On many nights, after my two daughters go to bed and I have some room in my head to string together coherent thoughts, I rewind the day's events and ponder my mistakes as a father.
Inwardly, I would grimace, groan, sigh, beat myself up over my impatience, short fuse, lack of tact, absence of tenderness and careless use of threats where a little cajoling and firm negotiation would have worked just as well.
Mental notes are jotted down: Faith, seven, and Sarah, four, are not necessarily obstinate or oblivious to instructions.
They are just like many young children - when engrossed in play, they lose the tenuous grip they have on the concept of time and will take forever just to brush their teeth, get dressed and head out of the house.
There's no need to raise my voice at them in exasperation.
Another note: Kids are often messy and will touch their heads, noses, ears, legs - anything! - when their hands are greasy from eating pizza. Live with it and be quick with the wet wipes. There's no need to freak out.
When Faith and Sarah wake up the next morning, I would apologise to them for my less-than-ideal behaviour.
So, yes, I work hard at being daddy to my girls, even if I don't have the inclination to read parenting books.
It comes naturally to me, this desire to do better with Faith and Sarah. Which is highly unusual for me because perseverance has never been one of my strong suits.
All my life pre-fatherhood, I've taken the path of least resistance, although "take" is too proactive a verb - I mostly allow myself to slide through life, at school, at work and in my family.
So, I tell my wife, half in jest, that being a father is my calling in life, for I've never enjoyed anything more. It's like how some children, when asked what they want to be when they grow up, reply "Mummy".
Forget astronaut, doctor, lawyer, entrepreneur, champion athlete, rock star - I love being daddy. And yet I never felt this way until Faith was born, followed by Sarah.
In all seriousness, my wife agrees with me that fatherhood is my calling, not least because I'm certainly a better father than I am a husband.

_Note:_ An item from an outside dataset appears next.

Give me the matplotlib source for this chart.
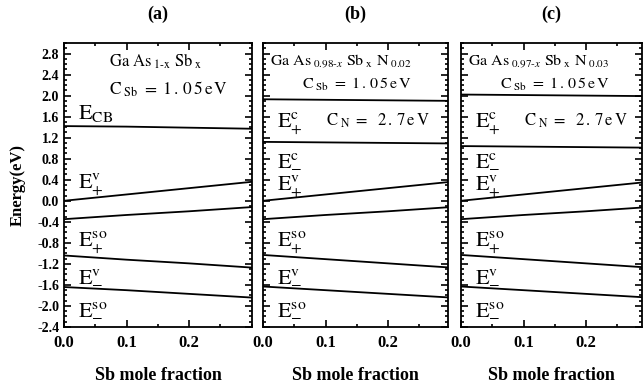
import matplotlib
matplotlib.use("Agg")
import matplotlib.pyplot as plt
from matplotlib.ticker import MultipleLocator

plt.rcParams['font.family'] = ['Liberation Serif', 'DejaVu Serif']
plt.rcParams['mathtext.fontset'] = 'stix'

# Sb mole fraction
x = [0.0, 0.1, 0.2, 0.3]
xticks = [0.0, 0.1, 0.2]
xtick_labels = ['0.0', '0.1', '0.2']
yticks = [-2.4, -2.0, -1.6, -1.2, -0.8, -0.4, 0.0, 0.4, 0.8, 1.2, 1.6, 2.0, 2.4, 2.8]
ytick_labels = ['-2.4', '-2.0', '-1.6', '-1.2', '-0.8', '-0.4', '0.0',
                '0.4', '0.8', '1.2', '1.6', '2.0', '2.4', '2.8']

# band edges (eV), panel (a) GaAsSb
a_ecb = [1.42, 1.41, 1.39, 1.37]
a_evp = [0.00, 0.12, 0.24, 0.36]
a_esop = [-0.35, -0.27, -0.20, -0.12]
a_evm = [-1.04, -1.12, -1.19, -1.27]
a_esom = [-1.64, -1.70, -1.77, -1.84]

# panel (b) GaAsSbN, N = 0.02
b_ecp = [1.93, 1.92, 1.91, 1.90]
b_ecm = [1.12, 1.11, 1.10, 1.09]
b_evp = [0.00, 0.12, 0.24, 0.36]
b_esop = [-0.35, -0.27, -0.20, -0.12]
b_evm = [-1.03, -1.11, -1.19, -1.27]
b_esom = [-1.63, -1.70, -1.77, -1.84]

# panel (c) GaAsSbN, N = 0.03
c_ecp = [2.02, 2.01, 2.00, 1.99]
c_ecm = [1.04, 1.03, 1.02, 1.01]
c_evp = [0.00, 0.12, 0.24, 0.36]
c_esop = [-0.35, -0.27, -0.20, -0.12]
c_evm = [-1.03, -1.11, -1.19, -1.27]
c_esom = [-1.63, -1.70, -1.77, -1.84]

W, H = 644, 387
fig = plt.figure(figsize=(W / 100, H / 100), dpi=100)

def make_ax(left, right):
    ax = fig.add_axes([left / W, 1 - 327 / H, (right - left) / W, 284 / H])
    ax.set_xlim(0, (right - left) / 625.0)
    ax.set_ylim(-2.4, 3.0)
    ax.xaxis.set_minor_locator(MultipleLocator(0.05))
    ax.yaxis.set_minor_locator(MultipleLocator(0.1))
    ax.set_yticks(yticks)
    ax.tick_params(which='both', direction='in', top=True, right=True, width=1.2)
    ax.tick_params(which='major', length=5)
    ax.tick_params(which='minor', length=2.5)
    ax.tick_params(axis='x', labelsize=12, pad=6)
    ax.tick_params(axis='y', labelsize=10)
    ax.set_xticks(xticks)
    ax.set_xticklabels(xtick_labels, fontweight='bold')
    for s in ax.spines.values():
        s.set_linewidth(1.3)
    ax.set_xlabel('Sb mole fraction', fontsize=13, fontweight='bold', labelpad=11)
    return ax

ax1 = make_ax(64, 252)
ax2 = make_ax(263, 448)
ax3 = make_ax(461, 642)

lw = 1.3
for y in [a_ecb, a_evp, a_esop, a_evm, a_esom]:
    ax1.plot(x, y, color='black', lw=lw)
for y in [b_ecp, b_ecm, b_evp, b_esop, b_evm, b_esom]:
    ax2.plot(x, y, color='black', lw=lw)
for y in [c_ecp, c_ecm, c_evp, c_esop, c_evm, c_esom]:
    ax3.plot(x, y, color='black', lw=lw)

ax1.set_yticklabels(ytick_labels, fontweight='bold')
ax1.set_ylabel('Energy(eV)', fontsize=12, fontweight='bold', labelpad=8)
ax2.set_yticklabels([])
ax3.set_yticklabels([])

for ax, t in zip([ax1, ax2, ax3], ['(a)', '(b)', '(c)']):
    ax.set_title(t, fontsize=13, fontweight='bold', pad=17)

es = 16
# panel (a)
ax1.text(0.072, 2.55, r'$\mathrm{Ga\ As}_{\ \text{1-x}}\ \mathrm{Sb}_{\ \mathrm{x}}$', fontsize=12)
ax1.text(0.072, 2.02, r'$\mathrm{C}_{\ \mathrm{Sb}}\mathrm{\ =\ 1\,.\,0\,5\,e\,V}$', fontsize=12.5)
ax1.text(0.022, 1.55, r'$\mathrm{E}_{\mathrm{CB}}$', fontsize=es)
ax1.text(0.022, 0.22, r'$\mathrm{E}_{+}^{\mathrm{v}}$', fontsize=es)
ax1.text(0.022, -0.88, r'$\mathrm{E}_{+}^{\mathrm{so}}$', fontsize=es)
ax1.text(0.022, -1.52, r'$\mathrm{E}_{-}^{\mathrm{v}}$', fontsize=es)
ax1.text(0.022, -2.15, r'$\mathrm{E}_{-}^{\mathrm{so}}$', fontsize=es)

# panels (b) and (c)
for ax, comp in [(ax2, (r'0.98\text{-}x', '0.02')), (ax3, (r'0.97\text{-}x', '0.03'))]:
    ax.text(0.012, 2.58, r'$\mathrm{Ga\ As}_{\ ' + comp[0] + r'}\ \mathrm{Sb}_{\ \mathrm{x}}\ \mathrm{N}_{\ ' + comp[1] + '}$',
            fontsize=11.5)
    ax.text(0.063, 2.12, r'$\mathrm{C}_{\ \mathrm{Sb}}\mathrm{\ =\ 1\,.\,0\,5\,e\,V}$', fontsize=11.5)
    ax.text(0.022, 1.38, r'$\mathrm{E}_{+}^{\mathrm{c}}$', fontsize=es)
    ax.text(0.1, 1.42, r'$\mathrm{C}_{\ \mathrm{N}}\mathrm{\ =\ \ 2\,.\,7\,e\,V}$', fontsize=12)
    ax.text(0.022, 0.68, r'$\mathrm{E}_{-}^{\mathrm{c}}$', fontsize=es)
    ax.text(0.022, 0.18, r'$\mathrm{E}_{+}^{\mathrm{v}}$', fontsize=es)
    ax.text(0.022, -0.88, r'$\mathrm{E}_{+}^{\mathrm{so}}$', fontsize=es)
    ax.text(0.022, -1.52, r'$\mathrm{E}_{-}^{\mathrm{v}}$', fontsize=es)
    ax.text(0.022, -2.15, r'$\mathrm{E}_{-}^{\mathrm{so}}$', fontsize=es)

fig.savefig('out.png', dpi=100)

Make no mistake, I love my wife very much. In fact, I love and treat her as myself.
Therein lies the problem: Because I take it that we are one flesh, as the Bible expresses it, I do not tolerate behaviour different from mine.
It's terrible of me, of course, and I do angst about it, but not to the same extent that I feel wretched about my Big Bad Daddy acts.
My unsound reasoning goes like this: Faith and Sarah, being young, are far more vulnerable than their mummy.